▶ [TASK DETAILS]
In the records that follow, show each line where the word "this" is present.

▶ [MATERIAL TO PROCESS]
* * * *
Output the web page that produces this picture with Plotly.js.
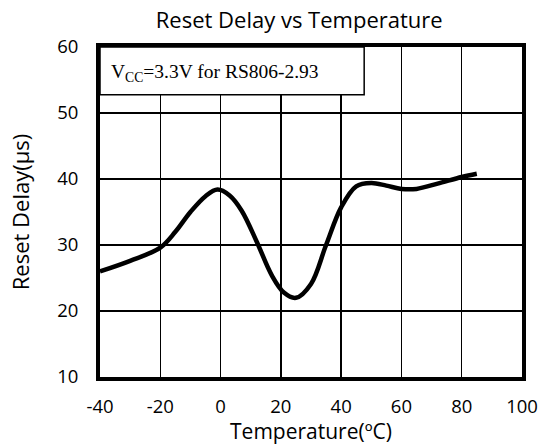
* * * *
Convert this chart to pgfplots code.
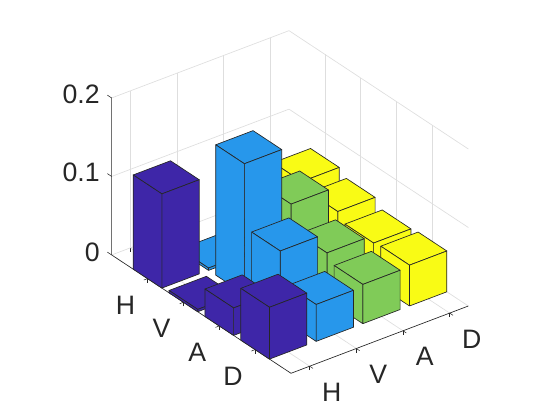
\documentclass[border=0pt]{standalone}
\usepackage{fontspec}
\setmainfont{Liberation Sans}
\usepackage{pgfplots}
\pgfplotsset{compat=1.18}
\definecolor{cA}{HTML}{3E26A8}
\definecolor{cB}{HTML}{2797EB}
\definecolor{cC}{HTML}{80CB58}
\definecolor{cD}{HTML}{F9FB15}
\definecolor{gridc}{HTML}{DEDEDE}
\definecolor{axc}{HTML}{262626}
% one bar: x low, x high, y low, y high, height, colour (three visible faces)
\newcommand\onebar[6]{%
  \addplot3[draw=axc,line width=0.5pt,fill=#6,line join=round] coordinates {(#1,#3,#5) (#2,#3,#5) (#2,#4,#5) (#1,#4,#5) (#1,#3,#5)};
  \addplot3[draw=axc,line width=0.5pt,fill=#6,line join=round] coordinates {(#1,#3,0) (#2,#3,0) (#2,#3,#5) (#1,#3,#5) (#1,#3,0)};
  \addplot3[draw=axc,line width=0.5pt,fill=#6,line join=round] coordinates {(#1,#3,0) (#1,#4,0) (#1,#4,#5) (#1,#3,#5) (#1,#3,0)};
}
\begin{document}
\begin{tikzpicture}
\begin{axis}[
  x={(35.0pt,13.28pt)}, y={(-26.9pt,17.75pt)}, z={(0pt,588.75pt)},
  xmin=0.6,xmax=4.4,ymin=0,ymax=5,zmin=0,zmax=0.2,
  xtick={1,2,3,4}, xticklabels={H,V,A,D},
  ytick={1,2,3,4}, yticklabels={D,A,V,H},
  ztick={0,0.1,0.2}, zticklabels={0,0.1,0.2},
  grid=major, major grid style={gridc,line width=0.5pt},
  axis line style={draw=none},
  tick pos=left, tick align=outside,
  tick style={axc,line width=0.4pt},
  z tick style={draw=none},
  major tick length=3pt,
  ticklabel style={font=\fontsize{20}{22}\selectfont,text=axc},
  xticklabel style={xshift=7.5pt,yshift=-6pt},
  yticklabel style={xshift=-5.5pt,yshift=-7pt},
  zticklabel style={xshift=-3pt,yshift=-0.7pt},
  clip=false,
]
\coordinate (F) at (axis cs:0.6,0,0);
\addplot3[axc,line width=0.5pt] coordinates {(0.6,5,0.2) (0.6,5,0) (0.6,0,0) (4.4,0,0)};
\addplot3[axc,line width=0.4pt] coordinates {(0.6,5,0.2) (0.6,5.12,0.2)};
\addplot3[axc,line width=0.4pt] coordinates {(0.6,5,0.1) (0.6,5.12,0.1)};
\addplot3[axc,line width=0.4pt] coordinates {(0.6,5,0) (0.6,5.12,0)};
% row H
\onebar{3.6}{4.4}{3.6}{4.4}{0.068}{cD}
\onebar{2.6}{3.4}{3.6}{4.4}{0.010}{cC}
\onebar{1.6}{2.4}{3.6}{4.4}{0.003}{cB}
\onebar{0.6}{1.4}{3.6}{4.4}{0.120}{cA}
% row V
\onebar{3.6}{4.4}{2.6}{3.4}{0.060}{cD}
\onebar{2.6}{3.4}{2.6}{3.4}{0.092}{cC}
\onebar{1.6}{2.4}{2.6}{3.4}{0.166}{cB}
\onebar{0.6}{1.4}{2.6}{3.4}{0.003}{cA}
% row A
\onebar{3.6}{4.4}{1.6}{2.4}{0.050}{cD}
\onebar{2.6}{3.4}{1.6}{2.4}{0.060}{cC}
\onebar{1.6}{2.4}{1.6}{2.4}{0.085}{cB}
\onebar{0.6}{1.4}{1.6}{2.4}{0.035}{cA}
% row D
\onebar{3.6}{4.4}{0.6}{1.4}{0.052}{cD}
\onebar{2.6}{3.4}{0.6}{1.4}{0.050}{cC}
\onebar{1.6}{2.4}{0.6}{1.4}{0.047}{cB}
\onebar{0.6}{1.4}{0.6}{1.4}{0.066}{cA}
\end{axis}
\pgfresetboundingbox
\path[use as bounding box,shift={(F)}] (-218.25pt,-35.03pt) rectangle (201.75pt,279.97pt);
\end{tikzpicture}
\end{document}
* * * *
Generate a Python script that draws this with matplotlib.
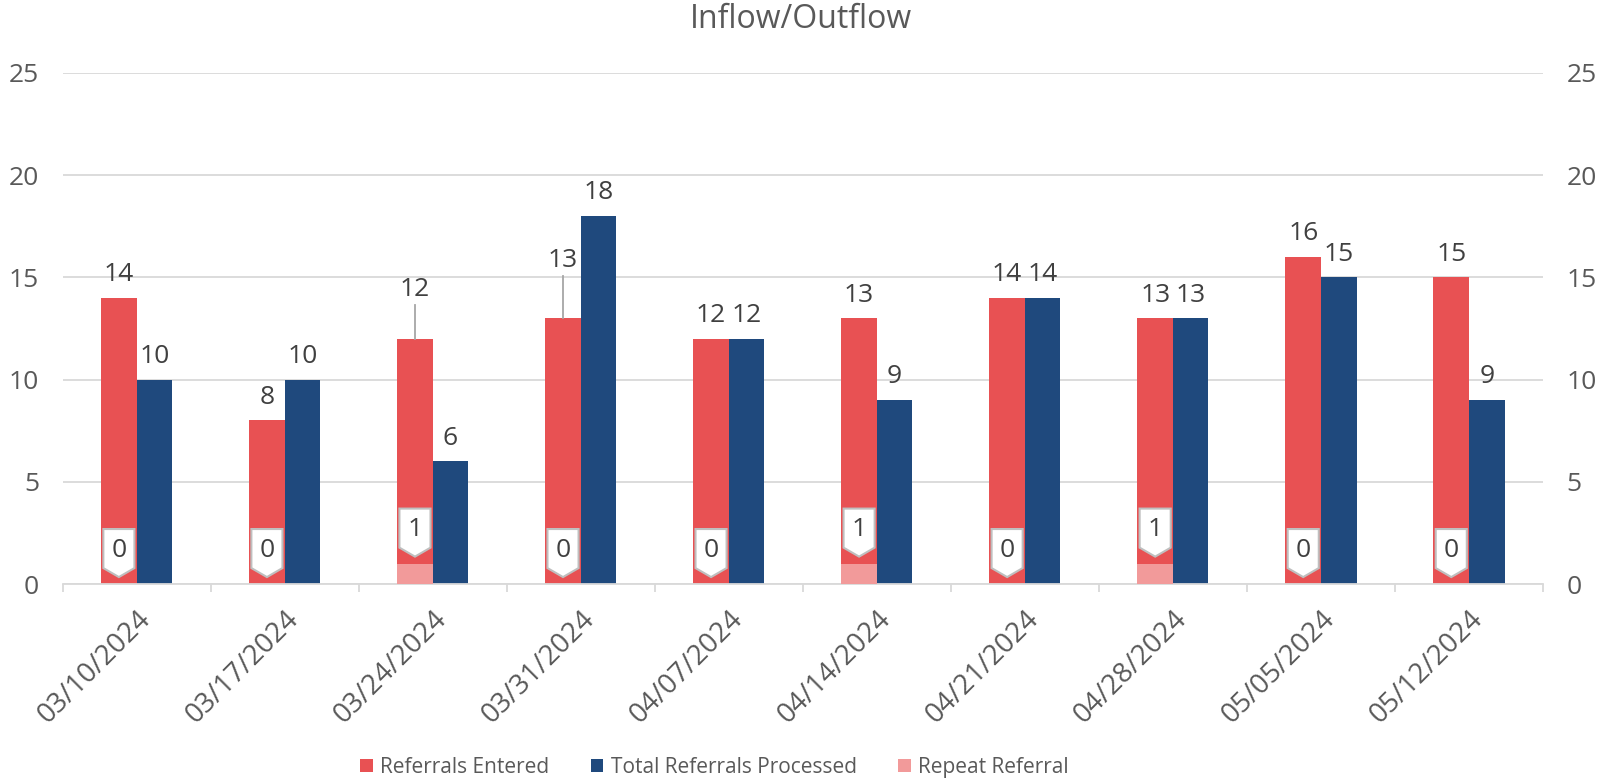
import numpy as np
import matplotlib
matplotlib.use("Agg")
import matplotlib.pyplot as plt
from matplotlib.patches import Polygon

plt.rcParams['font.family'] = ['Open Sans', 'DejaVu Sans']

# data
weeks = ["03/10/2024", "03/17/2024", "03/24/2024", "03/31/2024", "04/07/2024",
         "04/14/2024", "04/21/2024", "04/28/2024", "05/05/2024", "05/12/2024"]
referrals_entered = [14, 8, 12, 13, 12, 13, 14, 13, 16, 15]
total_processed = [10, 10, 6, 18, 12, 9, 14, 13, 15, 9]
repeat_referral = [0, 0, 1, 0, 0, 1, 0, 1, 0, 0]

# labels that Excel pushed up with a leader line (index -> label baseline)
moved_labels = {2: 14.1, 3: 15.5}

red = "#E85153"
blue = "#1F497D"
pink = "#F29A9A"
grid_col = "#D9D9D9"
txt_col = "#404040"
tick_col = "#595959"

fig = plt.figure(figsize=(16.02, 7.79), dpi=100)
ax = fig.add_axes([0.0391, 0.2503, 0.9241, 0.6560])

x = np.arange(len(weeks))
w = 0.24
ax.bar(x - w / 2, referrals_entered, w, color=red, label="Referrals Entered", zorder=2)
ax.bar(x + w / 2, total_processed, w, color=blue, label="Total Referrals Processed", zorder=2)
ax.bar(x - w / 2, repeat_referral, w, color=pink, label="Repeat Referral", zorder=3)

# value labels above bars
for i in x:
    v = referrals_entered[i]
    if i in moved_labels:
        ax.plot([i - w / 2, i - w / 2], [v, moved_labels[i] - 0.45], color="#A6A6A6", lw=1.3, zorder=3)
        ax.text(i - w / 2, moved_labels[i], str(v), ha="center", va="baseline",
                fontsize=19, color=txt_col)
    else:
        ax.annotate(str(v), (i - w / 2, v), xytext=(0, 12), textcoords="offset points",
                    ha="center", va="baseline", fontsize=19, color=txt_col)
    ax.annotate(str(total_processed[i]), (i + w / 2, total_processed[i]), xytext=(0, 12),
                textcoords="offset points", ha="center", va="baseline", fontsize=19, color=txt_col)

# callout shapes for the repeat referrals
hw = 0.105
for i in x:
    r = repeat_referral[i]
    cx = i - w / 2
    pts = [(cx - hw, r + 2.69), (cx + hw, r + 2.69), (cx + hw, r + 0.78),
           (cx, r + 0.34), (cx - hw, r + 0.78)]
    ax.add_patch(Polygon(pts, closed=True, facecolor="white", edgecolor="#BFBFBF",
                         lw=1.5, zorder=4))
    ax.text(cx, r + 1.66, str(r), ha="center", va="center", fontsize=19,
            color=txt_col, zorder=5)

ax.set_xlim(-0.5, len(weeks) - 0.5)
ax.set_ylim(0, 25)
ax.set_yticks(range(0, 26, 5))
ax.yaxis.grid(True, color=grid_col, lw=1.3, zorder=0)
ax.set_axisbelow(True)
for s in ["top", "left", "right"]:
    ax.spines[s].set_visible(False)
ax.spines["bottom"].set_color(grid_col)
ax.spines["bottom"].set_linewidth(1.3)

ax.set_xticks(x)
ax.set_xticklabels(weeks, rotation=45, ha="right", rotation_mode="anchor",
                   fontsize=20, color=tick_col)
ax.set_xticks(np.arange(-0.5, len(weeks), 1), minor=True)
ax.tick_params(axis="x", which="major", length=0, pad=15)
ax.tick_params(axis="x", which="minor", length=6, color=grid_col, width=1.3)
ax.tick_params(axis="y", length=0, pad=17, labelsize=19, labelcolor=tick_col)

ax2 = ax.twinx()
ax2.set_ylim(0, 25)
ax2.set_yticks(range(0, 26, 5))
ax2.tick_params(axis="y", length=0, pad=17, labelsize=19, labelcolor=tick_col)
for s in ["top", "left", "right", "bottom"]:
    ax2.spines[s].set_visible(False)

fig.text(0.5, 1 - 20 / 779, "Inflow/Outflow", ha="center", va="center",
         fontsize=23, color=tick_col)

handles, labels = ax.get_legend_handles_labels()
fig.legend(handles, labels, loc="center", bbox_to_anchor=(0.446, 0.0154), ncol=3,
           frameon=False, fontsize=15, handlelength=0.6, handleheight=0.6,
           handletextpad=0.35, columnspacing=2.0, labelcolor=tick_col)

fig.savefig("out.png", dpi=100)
* * * *
▶ [EXERCISE OUTPUT]
Output the web page that produces this picture with Plotly.js.
Convert this chart to pgfplots code.
Generate a Python script that draws this with matplotlib.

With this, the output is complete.